Write out the material exactly. Do not include the pictures.

-- begin Raw data --

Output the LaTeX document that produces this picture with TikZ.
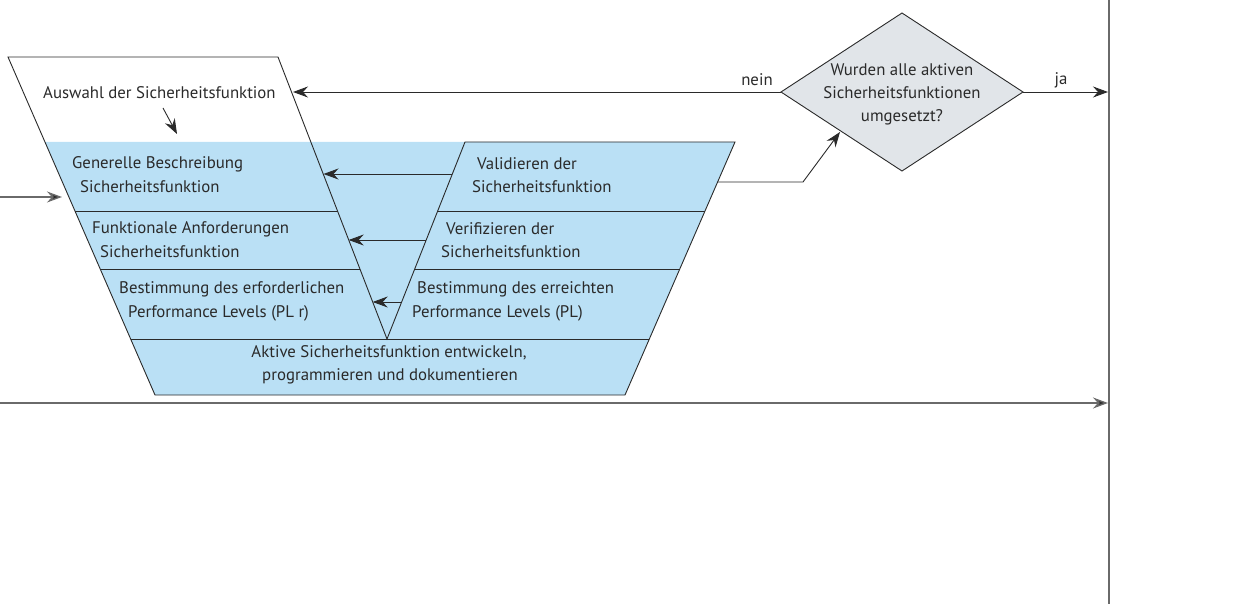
\documentclass[tikz,border=0pt]{standalone}
\usepackage{fontspec}
\setmainfont{PT Sans}
\usetikzlibrary{arrows.meta}
\definecolor{funnelblue}{HTML}{BAE0F5}
\definecolor{diagray}{HTML}{E1E5E9}
\definecolor{txt}{HTML}{2A2A2A}
\definecolor{lng}{HTML}{6A6A6A}
\begin{document}
\begin{tikzpicture}[x=1pt,y=-1pt,
  lbl/.style={inner sep=0pt,font=\fontsize{16.8}{20}\selectfont,text=txt},
  lw/.style={lbl,anchor=west},
  edge/.style={draw=txt,line width=0.9pt},
  tip/.style={-{Stealth[length=15pt,width=11pt,inset=5pt]}},
  arr/.style={draw=txt,line width=0.9pt,tip},
  longline/.style={draw=lng,line width=1.4pt},
  longarr/.style={longline,-{Stealth[length=15pt,width=11pt,inset=5pt,fill=txt]}}]
\useasboundingbox (0,0) rectangle (1237,604);
% funnel coordinates
\coordinate (pTL) at (8,57);
\coordinate (pTR) at (278,57);
\coordinate (apex) at (387,339);
\coordinate (vTR) at (465,142);
\coordinate (fTR) at (735,142);
\coordinate (fBR) at (625,395);
\coordinate (fBL) at (155,395);
\coordinate (fTL) at (45,142);
% blue fill
\fill[funnelblue] (fTL) -- (fTR) -- (fBR) -- (fBL) -- cycle;
% outlines
\draw[edge] (fBL) -- (pTL) -- (pTR) -- (apex) -- (vTR) -- (fTR) -- (fBR) -- cycle;
\draw[edge] (130.7,339) -- (649.3,339);
\draw[edge] (75,211) -- (337.5,211);
\draw[edge] (437.7,211) -- (705,211);
\draw[edge] (100,269) -- (360,269);
\draw[edge] (414.7,269) -- (679.8,269);
% texts
\node[lw] (t0) at (43,93) {Auswahl der Sicherheitsfunktion};
\node[lw] (g1) at (72,164) {Generelle Beschreibung};
\node[lw] (g2) at (80,187) {Sicherheitsfunktion};
\node[lw] (f1) at (92,229) {Funktionale Anforderungen};
\node[lw] (f2) at (100,252) {Sicherheitsfunktion};
\node[lw] (b1) at (119,289) {Bestimmung des erforderlichen};
\node[lw] (b2) at (128,313) {Performance Levels (PL r)};
\node[lw] (v1) at (477,164) {Validieren der};
\node[lw] (v2) at (472,187) {Sicherheitsfunktion};
\node[lw] (w1) at (446,229) {Verifizieren der};
\node[lw] (w2) at (441,252) {Sicherheitsfunktion};
\node[lw] (e1) at (417,289) {Bestimmung des erreichten};
\node[lw] (e2) at (412,313) {Performance Levels (PL)};
\node[lbl] (a1) at (389,353) {Aktive Sicherheitsfunktion entwickeln,};
\node[lbl] (a2) at (390,376) {programmieren und dokumentieren};
% small arrow
\coordinate (s1) at (163,108);
\coordinate (s2) at (177,134);
\draw[arr] (s1) -- (s2);
% V arrows
\coordinate (va1) at (452,174); \coordinate (vb1) at (323.5,174);
\coordinate (va2) at (426,240); \coordinate (vb2) at (348.7,240);
\coordinate (va3) at (401.7,302); \coordinate (vb3) at (372.7,302);
\draw[arr] (va1) -- (vb1);
\draw[arr] (va2) -- (vb2);
\draw[arr] (va3) -- (vb3);
% diamond
\coordinate (dT) at (902,13);
\coordinate (dL) at (781,92);
\coordinate (dB) at (902,171);
\coordinate (dR) at (1023,92);
\draw[edge,fill=diagray] (dT) -- (dR) -- (dB) -- (dL) -- cycle;
\node[lbl,align=center] (dq) at (902,94) {Wurden alle aktiven\\[3pt]Sicherheitsfunktionen\\[3pt]umgesetzt?};
% connectors
\coordinate (nTip) at (293,92);
\draw[arr] (dL) -- (nTip);
\node[lbl] (nein) at (757,80) {nein};
\coordinate (jTip) at (1108,92);
\draw[arr] (dR) -- (jTip);
\node[lbl] (ja) at (1061,80) {ja};
\coordinate (o1) at (718,182);
\coordinate (o2) at (803,182);
\coordinate (o3) at (840,132);
\draw[arr] (o1) -- (o2) -- (o3);
\coordinate (inS) at (0,197);
\coordinate (inT) at (62,197);
\draw[longarr] (inS) -- (inT);
\coordinate (botS) at (0,403);
\coordinate (botT) at (1108,403);
\draw[longarr] (botS) -- (botT);
\coordinate (vlT) at (1109,0);
\coordinate (vlB) at (1109,604);
\draw[longline] (vlT) -- (vlB);
\end{tikzpicture}
\end{document}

-- end Raw data --

● **The reply**:
Output the LaTeX document that produces this picture with TikZ.
\documentclass[tikz,border=0pt]{standalone}
\usepackage{fontspec}
\setmainfont{PT Sans}
\usetikzlibrary{arrows.meta}
\definecolor{funnelblue}{HTML}{BAE0F5}
\definecolor{diagray}{HTML}{E1E5E9}
\definecolor{txt}{HTML}{2A2A2A}
\definecolor{lng}{HTML}{6A6A6A}
\begin{document}
\begin{tikzpicture}[x=1pt,y=-1pt,
  lbl/.style={inner sep=0pt,font=\fontsize{16.8}{20}\selectfont,text=txt},
  lw/.style={lbl,anchor=west},
  edge/.style={draw=txt,line width=0.9pt},
  tip/.style={-{Stealth[length=15pt,width=11pt,inset=5pt]}},
  arr/.style={draw=txt,line width=0.9pt,tip},
  longline/.style={draw=lng,line width=1.4pt},
  longarr/.style={longline,-{Stealth[length=15pt,width=11pt,inset=5pt,fill=txt]}}]
\useasboundingbox (0,0) rectangle (1237,604);
% funnel coordinates
\coordinate (pTL) at (8,57);
\coordinate (pTR) at (278,57);
\coordinate (apex) at (387,339);
\coordinate (vTR) at (465,142);
\coordinate (fTR) at (735,142);
\coordinate (fBR) at (625,395);
\coordinate (fBL) at (155,395);
\coordinate (fTL) at (45,142);
% blue fill
\fill[funnelblue] (fTL) -- (fTR) -- (fBR) -- (fBL) -- cycle;
% outlines
\draw[edge] (fBL) -- (pTL) -- (pTR) -- (apex) -- (vTR) -- (fTR) -- (fBR) -- cycle;
\draw[edge] (130.7,339) -- (649.3,339);
\draw[edge] (75,211) -- (337.5,211);
\draw[edge] (437.7,211) -- (705,211);
\draw[edge] (100,269) -- (360,269);
\draw[edge] (414.7,269) -- (679.8,269);
% texts
\node[lw] (t0) at (43,93) {Auswahl der Sicherheitsfunktion};
\node[lw] (g1) at (72,164) {Generelle Beschreibung};
\node[lw] (g2) at (80,187) {Sicherheitsfunktion};
\node[lw] (f1) at (92,229) {Funktionale Anforderungen};
\node[lw] (f2) at (100,252) {Sicherheitsfunktion};
\node[lw] (b1) at (119,289) {Bestimmung des erforderlichen};
\node[lw] (b2) at (128,313) {Performance Levels (PL r)};
\node[lw] (v1) at (477,164) {Validieren der};
\node[lw] (v2) at (472,187) {Sicherheitsfunktion};
\node[lw] (w1) at (446,229) {Verifizieren der};
\node[lw] (w2) at (441,252) {Sicherheitsfunktion};
\node[lw] (e1) at (417,289) {Bestimmung des erreichten};
\node[lw] (e2) at (412,313) {Performance Levels (PL)};
\node[lbl] (a1) at (389,353) {Aktive Sicherheitsfunktion entwickeln,};
\node[lbl] (a2) at (390,376) {programmieren und dokumentieren};
% small arrow
\coordinate (s1) at (163,108);
\coordinate (s2) at (177,134);
\draw[arr] (s1) -- (s2);
% V arrows
\coordinate (va1) at (452,174); \coordinate (vb1) at (323.5,174);
\coordinate (va2) at (426,240); \coordinate (vb2) at (348.7,240);
\coordinate (va3) at (401.7,302); \coordinate (vb3) at (372.7,302);
\draw[arr] (va1) -- (vb1);
\draw[arr] (va2) -- (vb2);
\draw[arr] (va3) -- (vb3);
% diamond
\coordinate (dT) at (902,13);
\coordinate (dL) at (781,92);
\coordinate (dB) at (902,171);
\coordinate (dR) at (1023,92);
\draw[edge,fill=diagray] (dT) -- (dR) -- (dB) -- (dL) -- cycle;
\node[lbl,align=center] (dq) at (902,94) {Wurden alle aktiven\\[3pt]Sicherheitsfunktionen\\[3pt]umgesetzt?};
% connectors
\coordinate (nTip) at (293,92);
\draw[arr] (dL) -- (nTip);
\node[lbl] (nein) at (757,80) {nein};
\coordinate (jTip) at (1108,92);
\draw[arr] (dR) -- (jTip);
\node[lbl] (ja) at (1061,80) {ja};
\coordinate (o1) at (718,182);
\coordinate (o2) at (803,182);
\coordinate (o3) at (840,132);
\draw[arr] (o1) -- (o2) -- (o3);
\coordinate (inS) at (0,197);
\coordinate (inT) at (62,197);
\draw[longarr] (inS) -- (inT);
\coordinate (botS) at (0,403);
\coordinate (botT) at (1108,403);
\draw[longarr] (botS) -- (botT);
\coordinate (vlT) at (1109,0);
\coordinate (vlB) at (1109,604);
\draw[longline] (vlT) -- (vlB);
\end{tikzpicture}
\end{document}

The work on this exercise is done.